17.02.2014 Feature Article

Is Mahama To Blame For Ghana’s Weak Economy? Yes But…..We All Need To Help

Is Mahama To Blame For Ghanas Weak Economy? Yes But..We All Need To Help
17.02.2014 LISTEN

Because Ghana is operating an Executive Presidency the President is to blame for any economic mishap. All former presidents Rawlings, Kufuor and late Mills were blamed for economic woes in their terms in office. This is because during campaigns the presidents made promises that they vowed to fulfill in accordance with their parties manifestoes. However during the reality check on the performance of the economy, being run through many appointees, the president is required to open up to the nation.

He must come out to explain the causes of his failure to achieve his campaign targets. In the case of President Mahama he has come out alright by admitting the difficulties facing the economy. But he says that it is nothing unusual because economic problems are universal currently with nations high and low going through difficulties.

However before he and late Mills came to power in 2009 Ghana owed about $9billion at a time Ghana was not an oil economy with cocoa and gold. Today Ghana is said to owe $15bn with some people saying our debt profile is jumping to reach $25bn. Government has come out to explain that it is investing all the foreign cash on infrastructural development such as roads gas projects and the more all over the country.

Currently we are suffering from over expenditure on government budget allocations. The public accounts committee has also uncovered in government offices and illegal use of government funds. Interest payments on loans owed to internal and external creditors are mounting to the extent of becoming difficult to manage. Ghana is suffocating through interest payments, a situation that requires collective intervention. “All hands on deck” is the clarion call by many well meaning citizens.

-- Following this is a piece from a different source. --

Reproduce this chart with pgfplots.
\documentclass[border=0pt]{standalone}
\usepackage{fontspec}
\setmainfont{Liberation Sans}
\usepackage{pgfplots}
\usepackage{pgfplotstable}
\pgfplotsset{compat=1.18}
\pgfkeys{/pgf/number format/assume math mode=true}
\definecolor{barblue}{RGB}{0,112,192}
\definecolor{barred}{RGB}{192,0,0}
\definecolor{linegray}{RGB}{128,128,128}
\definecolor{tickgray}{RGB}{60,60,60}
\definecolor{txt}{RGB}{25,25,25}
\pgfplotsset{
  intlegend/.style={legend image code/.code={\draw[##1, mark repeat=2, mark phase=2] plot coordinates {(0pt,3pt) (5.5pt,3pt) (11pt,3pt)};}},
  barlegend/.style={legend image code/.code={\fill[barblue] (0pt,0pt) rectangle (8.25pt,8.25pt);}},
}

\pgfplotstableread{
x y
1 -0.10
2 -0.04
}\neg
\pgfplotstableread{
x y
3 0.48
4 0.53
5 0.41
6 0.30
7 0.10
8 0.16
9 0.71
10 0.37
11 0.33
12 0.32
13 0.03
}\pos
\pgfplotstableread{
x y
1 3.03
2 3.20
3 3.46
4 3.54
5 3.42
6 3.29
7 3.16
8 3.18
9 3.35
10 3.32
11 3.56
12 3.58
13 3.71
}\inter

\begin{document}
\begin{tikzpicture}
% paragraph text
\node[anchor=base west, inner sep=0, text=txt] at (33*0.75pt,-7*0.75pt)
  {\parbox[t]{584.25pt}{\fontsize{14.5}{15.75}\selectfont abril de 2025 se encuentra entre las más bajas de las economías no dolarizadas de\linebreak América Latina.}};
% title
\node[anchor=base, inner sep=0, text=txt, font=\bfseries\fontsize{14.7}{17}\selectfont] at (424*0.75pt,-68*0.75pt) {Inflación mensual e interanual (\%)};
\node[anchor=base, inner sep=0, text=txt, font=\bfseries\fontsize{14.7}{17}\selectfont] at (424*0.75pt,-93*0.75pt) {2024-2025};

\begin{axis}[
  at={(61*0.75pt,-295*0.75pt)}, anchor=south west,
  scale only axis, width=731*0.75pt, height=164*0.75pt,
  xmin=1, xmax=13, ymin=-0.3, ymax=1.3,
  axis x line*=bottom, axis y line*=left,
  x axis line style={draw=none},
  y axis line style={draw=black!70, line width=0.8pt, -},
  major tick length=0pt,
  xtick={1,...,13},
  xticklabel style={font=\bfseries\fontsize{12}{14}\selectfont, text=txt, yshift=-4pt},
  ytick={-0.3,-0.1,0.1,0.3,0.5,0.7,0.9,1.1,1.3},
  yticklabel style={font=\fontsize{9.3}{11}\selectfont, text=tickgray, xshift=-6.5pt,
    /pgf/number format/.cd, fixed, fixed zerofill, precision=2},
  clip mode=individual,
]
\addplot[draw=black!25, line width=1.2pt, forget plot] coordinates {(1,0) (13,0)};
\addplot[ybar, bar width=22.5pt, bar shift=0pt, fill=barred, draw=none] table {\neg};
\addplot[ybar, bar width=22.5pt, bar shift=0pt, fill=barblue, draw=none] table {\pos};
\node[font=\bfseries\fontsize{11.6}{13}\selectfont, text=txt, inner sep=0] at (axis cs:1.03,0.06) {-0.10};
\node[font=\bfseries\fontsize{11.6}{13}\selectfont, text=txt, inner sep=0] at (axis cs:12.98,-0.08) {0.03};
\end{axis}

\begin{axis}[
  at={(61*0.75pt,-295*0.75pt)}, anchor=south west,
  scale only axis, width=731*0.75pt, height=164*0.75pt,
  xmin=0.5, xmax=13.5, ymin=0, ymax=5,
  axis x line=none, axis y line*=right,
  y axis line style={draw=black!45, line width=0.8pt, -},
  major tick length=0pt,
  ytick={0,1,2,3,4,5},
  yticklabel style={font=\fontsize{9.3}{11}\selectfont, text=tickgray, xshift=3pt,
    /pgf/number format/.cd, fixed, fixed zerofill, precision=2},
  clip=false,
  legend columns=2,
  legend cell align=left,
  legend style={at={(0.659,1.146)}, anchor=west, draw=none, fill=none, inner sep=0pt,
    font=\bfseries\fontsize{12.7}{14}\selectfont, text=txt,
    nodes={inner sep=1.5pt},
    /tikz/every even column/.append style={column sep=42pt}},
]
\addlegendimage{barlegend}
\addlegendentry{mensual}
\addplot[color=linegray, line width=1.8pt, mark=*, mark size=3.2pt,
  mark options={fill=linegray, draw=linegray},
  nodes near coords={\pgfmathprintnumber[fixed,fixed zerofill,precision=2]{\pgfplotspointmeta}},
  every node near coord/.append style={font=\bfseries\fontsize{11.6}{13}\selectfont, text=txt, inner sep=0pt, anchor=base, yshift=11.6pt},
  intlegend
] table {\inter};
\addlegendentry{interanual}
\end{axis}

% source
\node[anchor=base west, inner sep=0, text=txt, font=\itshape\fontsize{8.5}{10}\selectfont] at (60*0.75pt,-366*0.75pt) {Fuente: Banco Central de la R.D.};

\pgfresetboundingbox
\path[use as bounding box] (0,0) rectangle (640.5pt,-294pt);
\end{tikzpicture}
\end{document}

Ghana has slipped away from a single digit inflation making it impossible for government firms, importers and traders to make informed projections with their local and foreign transactions. Ghana's over dependence on imports has affected the value of our local currency to the extent that the cedi is in a free fall against the dollar and other currencies. The measures introduced by the bank of Ghana to halt the free fall of the cedi can only help matters if every private and government firm and establishment is made to quote prices in cedis instead of dollars. It remains to be seen if the measure would be respected by all in Ghana including our estates developers, hotels, restaurants, traders and sea and airport establishments.

Since independence we have not been depending on home grown development plans but ones approved by the Breton woods i.e. the World Bank and affiliates. We also depend on foreign imports of items that can be produced locally. Interestingly we learned our tastes from our colonial masters and the western world from whom we seek advice to run our economy. Even when we decided to wean ourselves from our foreign benefactors by going for Eurobonds to finance our programs, we are unable to manage our finances with lots of baggage on judgment debts, dubious loans and grants to unproductive firms. We also spend the bulk of the cash on our benefactors who come as experts and advisors. Government is currently in court to retrieve large sums of money paid to organizations which had no contract with government. But it is taking some time to achieve our aim.

Ghana is now faced with high tariffs of electricity due to high cost of production and reliance on expensive crude oil to power electricity. Our hope to complete our gas project at Atuabo on time to provide us cheap electricity seems to have hit a snag. The project would no longer be completed in April as promised us by Dr George Sipa Yankey the Chief Executive Officer of the Ghana Gas Company to augment hydropower and provide cheap power to the nation. We ought to commend the government for completing and commissioning the Bui Dam. But electricity would be expensive if Atuabo Gas Project said to be 90%complete by the Ministry of Energy and Petroleum fails to provide cheaper gas. The net effect of the current situation is that the cost of doing business would affect cost of living to affect the pocket of workers, farmers and the general public.

As you can see the issue of solution to economic difficulty must become a collective responsibility. But in the current dispensation the blame is placed at the doorsteps of the president. The difficulties we are faced with did not start with the current government .Yet President Mahama has the responsibility to bring all including the opposition, civil society, labor and the business sectors to do the following: organize an all party economic conference to examine the economy and provide solutions without prejudice to the measures already taken by government. This way all involved would get to know their roles in revamping the economy.

The winner takes all system in the constitution is not good for a nation that need to work together. The advice we wish to give the president is simple. Come out to do as former president Kufuor once did regarding the size of his government, by saying that “When I was not in power I saw things differently. Today as I am in power I now know it is not easy to run a nation especially after promising to help Ghanaians out”. When this is done the people of Ghana who are loving and forgiving would understand and forgive the president.